====== Records to process ======
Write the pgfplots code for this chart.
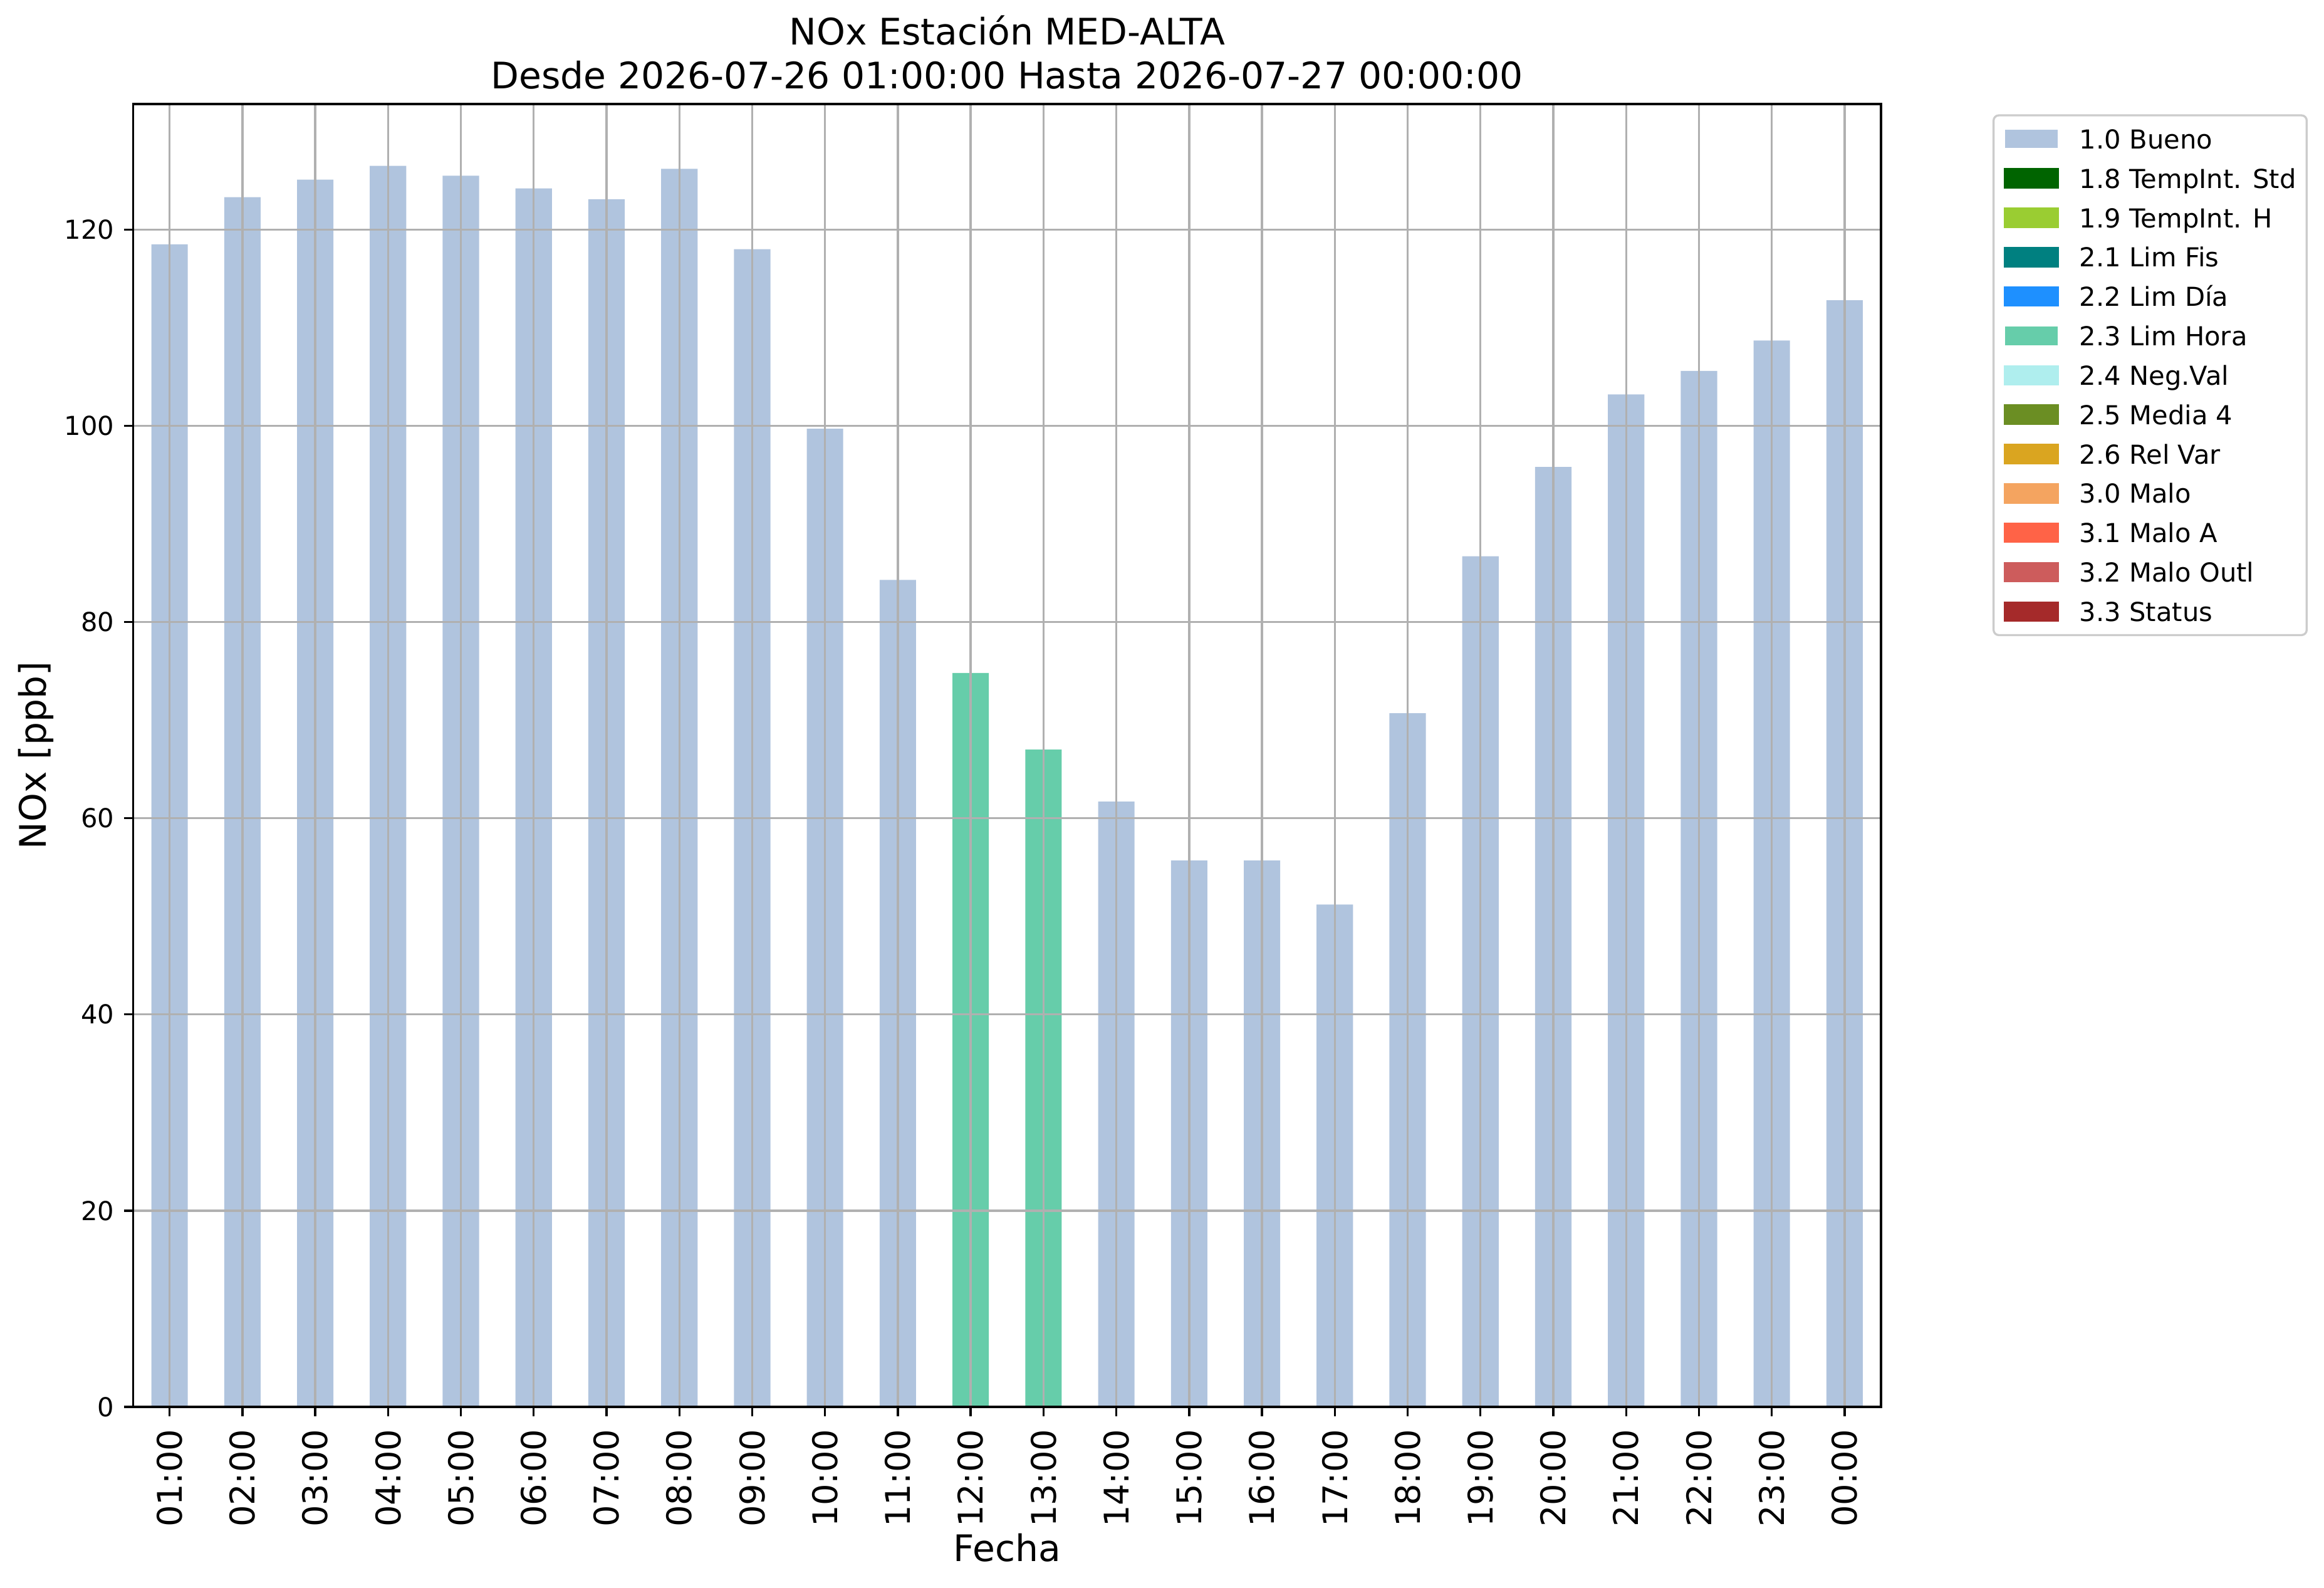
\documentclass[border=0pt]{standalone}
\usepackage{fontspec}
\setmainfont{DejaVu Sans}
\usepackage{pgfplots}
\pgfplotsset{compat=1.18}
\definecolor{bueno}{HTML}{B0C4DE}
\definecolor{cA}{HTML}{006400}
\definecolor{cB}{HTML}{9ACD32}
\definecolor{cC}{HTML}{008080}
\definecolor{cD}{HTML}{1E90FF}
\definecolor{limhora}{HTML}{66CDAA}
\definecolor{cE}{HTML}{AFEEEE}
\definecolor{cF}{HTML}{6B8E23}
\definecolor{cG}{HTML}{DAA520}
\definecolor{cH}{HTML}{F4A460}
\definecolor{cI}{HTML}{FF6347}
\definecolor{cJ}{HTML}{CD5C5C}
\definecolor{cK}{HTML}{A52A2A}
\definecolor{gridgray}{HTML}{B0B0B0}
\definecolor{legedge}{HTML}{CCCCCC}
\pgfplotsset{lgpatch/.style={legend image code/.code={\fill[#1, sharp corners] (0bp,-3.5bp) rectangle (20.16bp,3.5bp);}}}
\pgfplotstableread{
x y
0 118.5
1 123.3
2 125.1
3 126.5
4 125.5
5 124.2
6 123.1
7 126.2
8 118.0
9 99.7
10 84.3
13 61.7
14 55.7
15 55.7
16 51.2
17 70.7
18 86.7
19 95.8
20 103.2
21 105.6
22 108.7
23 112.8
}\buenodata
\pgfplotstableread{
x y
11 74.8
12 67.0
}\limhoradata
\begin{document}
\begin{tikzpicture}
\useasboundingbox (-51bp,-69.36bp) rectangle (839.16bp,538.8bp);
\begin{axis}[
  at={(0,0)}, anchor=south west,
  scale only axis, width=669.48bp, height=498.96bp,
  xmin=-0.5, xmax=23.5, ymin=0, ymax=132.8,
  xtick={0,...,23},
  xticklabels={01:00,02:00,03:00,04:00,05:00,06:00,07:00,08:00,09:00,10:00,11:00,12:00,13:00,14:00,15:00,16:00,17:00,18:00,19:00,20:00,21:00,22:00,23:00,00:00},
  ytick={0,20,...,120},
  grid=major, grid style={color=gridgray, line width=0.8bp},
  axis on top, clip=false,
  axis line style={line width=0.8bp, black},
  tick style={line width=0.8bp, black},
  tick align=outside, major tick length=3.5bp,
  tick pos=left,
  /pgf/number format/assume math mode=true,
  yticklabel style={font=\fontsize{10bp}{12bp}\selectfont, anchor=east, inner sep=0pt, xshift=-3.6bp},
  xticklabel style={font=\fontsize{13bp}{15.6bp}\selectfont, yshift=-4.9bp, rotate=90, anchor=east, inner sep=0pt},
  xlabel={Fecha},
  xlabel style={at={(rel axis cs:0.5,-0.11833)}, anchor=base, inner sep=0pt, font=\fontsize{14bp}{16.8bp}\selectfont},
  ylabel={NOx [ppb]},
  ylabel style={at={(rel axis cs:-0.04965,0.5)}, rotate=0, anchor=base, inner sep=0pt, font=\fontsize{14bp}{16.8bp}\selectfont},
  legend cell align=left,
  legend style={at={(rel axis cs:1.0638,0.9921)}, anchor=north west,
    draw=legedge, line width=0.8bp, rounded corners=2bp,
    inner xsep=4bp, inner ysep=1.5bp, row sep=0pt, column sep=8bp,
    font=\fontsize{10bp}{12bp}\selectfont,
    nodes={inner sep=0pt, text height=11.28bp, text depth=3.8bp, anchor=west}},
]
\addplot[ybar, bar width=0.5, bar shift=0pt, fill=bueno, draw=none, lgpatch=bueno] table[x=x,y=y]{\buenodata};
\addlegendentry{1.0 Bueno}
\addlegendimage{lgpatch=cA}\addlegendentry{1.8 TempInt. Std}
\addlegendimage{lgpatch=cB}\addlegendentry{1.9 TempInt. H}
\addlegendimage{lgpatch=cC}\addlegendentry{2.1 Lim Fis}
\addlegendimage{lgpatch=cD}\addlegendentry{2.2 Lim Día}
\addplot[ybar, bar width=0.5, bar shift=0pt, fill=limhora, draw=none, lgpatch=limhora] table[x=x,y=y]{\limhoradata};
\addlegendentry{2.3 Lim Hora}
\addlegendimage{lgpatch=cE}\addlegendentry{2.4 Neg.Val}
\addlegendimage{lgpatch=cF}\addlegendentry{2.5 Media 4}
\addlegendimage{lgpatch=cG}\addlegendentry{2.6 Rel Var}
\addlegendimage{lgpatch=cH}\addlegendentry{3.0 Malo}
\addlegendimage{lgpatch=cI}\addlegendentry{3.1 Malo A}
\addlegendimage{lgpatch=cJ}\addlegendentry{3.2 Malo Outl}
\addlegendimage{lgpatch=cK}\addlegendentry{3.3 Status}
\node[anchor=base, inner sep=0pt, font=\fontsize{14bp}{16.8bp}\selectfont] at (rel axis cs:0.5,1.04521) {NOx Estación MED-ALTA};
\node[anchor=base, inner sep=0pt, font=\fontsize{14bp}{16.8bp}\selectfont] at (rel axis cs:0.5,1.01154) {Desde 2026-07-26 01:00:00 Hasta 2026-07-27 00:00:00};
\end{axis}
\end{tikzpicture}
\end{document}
======
====== Records to process ======
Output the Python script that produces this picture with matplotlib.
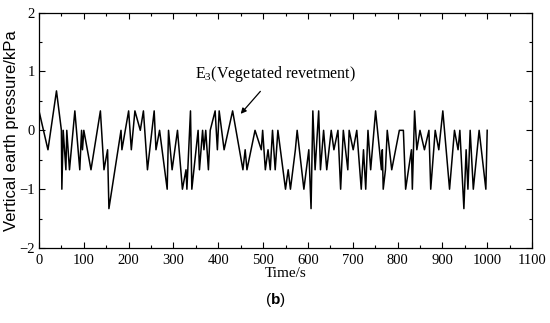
======
====== Records to process ======
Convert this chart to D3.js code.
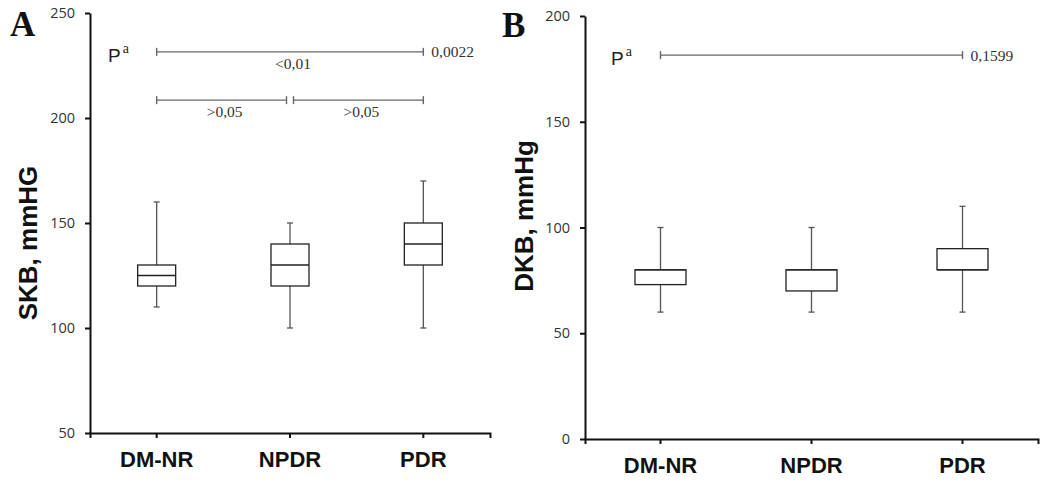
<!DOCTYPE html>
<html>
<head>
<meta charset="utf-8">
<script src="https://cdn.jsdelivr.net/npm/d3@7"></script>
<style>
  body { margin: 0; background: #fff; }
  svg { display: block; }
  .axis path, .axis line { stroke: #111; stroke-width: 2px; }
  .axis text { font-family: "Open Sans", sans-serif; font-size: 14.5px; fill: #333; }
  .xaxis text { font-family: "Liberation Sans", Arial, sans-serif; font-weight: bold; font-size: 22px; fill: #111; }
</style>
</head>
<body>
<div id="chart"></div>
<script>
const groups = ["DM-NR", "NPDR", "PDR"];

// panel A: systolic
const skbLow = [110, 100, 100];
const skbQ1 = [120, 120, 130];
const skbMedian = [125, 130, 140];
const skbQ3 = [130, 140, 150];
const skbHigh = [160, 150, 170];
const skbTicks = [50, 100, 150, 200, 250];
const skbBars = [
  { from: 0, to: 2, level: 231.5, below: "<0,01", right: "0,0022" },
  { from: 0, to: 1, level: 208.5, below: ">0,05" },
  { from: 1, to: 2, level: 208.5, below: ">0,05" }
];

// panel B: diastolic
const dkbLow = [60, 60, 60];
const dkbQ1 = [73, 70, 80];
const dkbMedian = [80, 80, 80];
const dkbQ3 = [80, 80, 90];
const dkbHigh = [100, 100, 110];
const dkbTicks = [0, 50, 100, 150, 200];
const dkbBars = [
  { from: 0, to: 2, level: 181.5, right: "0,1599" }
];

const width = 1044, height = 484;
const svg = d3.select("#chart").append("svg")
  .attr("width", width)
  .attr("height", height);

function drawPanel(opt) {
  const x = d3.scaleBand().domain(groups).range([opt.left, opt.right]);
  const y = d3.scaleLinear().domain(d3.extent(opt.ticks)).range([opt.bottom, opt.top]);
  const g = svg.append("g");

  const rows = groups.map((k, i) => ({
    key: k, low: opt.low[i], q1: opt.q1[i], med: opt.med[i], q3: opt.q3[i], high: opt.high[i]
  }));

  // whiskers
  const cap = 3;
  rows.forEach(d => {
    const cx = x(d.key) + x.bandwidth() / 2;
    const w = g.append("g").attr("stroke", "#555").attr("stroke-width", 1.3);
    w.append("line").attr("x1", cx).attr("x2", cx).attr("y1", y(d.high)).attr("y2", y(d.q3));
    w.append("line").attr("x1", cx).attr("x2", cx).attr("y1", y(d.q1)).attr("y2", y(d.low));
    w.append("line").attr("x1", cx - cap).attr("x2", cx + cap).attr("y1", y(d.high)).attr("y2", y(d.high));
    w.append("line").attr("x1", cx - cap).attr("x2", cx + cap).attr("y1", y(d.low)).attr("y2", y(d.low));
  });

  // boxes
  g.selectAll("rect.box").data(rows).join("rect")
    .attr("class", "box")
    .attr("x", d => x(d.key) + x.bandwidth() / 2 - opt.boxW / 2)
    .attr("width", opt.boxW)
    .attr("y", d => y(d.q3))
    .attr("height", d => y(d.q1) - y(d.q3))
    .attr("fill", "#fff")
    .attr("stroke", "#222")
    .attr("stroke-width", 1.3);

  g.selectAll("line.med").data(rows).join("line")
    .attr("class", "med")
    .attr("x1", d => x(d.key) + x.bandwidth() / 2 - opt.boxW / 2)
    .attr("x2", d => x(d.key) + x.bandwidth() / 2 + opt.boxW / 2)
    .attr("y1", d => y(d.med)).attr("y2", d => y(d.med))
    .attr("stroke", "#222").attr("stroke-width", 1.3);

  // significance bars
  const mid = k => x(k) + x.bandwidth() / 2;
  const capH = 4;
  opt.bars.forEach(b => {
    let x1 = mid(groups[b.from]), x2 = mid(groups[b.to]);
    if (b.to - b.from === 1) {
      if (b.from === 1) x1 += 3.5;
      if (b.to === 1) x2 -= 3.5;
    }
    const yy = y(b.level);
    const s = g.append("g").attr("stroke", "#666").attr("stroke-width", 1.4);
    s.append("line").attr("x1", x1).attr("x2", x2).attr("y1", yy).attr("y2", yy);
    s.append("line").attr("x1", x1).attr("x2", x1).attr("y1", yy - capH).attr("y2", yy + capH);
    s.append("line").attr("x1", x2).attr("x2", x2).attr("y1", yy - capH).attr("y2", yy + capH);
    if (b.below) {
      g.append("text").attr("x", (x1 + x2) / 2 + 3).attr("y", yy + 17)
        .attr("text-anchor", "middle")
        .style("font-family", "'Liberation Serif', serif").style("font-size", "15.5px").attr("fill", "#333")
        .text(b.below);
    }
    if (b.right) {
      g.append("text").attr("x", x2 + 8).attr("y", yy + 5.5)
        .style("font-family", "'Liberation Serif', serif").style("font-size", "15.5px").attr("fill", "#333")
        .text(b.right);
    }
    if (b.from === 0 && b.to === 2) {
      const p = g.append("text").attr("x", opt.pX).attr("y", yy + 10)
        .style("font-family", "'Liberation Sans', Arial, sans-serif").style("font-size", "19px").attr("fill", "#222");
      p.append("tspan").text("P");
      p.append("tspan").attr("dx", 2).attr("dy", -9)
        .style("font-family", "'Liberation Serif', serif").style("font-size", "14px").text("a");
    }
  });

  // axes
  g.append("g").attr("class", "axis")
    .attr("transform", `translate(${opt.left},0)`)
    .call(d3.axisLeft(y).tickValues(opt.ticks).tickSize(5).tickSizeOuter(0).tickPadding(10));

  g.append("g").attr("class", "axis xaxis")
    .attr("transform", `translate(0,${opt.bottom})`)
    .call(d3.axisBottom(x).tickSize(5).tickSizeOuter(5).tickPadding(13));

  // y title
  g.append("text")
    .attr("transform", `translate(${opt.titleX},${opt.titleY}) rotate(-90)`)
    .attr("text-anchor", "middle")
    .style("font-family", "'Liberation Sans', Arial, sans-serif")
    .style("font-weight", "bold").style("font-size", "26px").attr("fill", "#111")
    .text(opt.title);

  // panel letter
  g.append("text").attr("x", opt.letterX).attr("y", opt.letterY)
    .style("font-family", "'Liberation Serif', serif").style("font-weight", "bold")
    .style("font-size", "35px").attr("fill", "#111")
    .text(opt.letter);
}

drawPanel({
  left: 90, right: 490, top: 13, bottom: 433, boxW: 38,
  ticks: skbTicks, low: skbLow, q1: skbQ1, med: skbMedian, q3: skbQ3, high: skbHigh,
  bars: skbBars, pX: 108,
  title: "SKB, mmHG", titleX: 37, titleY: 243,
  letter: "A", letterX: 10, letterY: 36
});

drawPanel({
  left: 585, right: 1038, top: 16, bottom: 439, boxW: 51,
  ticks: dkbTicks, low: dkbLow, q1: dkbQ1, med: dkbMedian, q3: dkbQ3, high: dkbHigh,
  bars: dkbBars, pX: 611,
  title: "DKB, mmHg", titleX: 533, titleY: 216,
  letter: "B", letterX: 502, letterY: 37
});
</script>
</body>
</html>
======
**Given task:** Track down the lines that include the word "script" and copy them.

**Solution below:**
Output the Python script that produces this picture with matplotlib.
<script src="https://cdn.jsdelivr.net/npm/d3@7"></script>
<script>
</script>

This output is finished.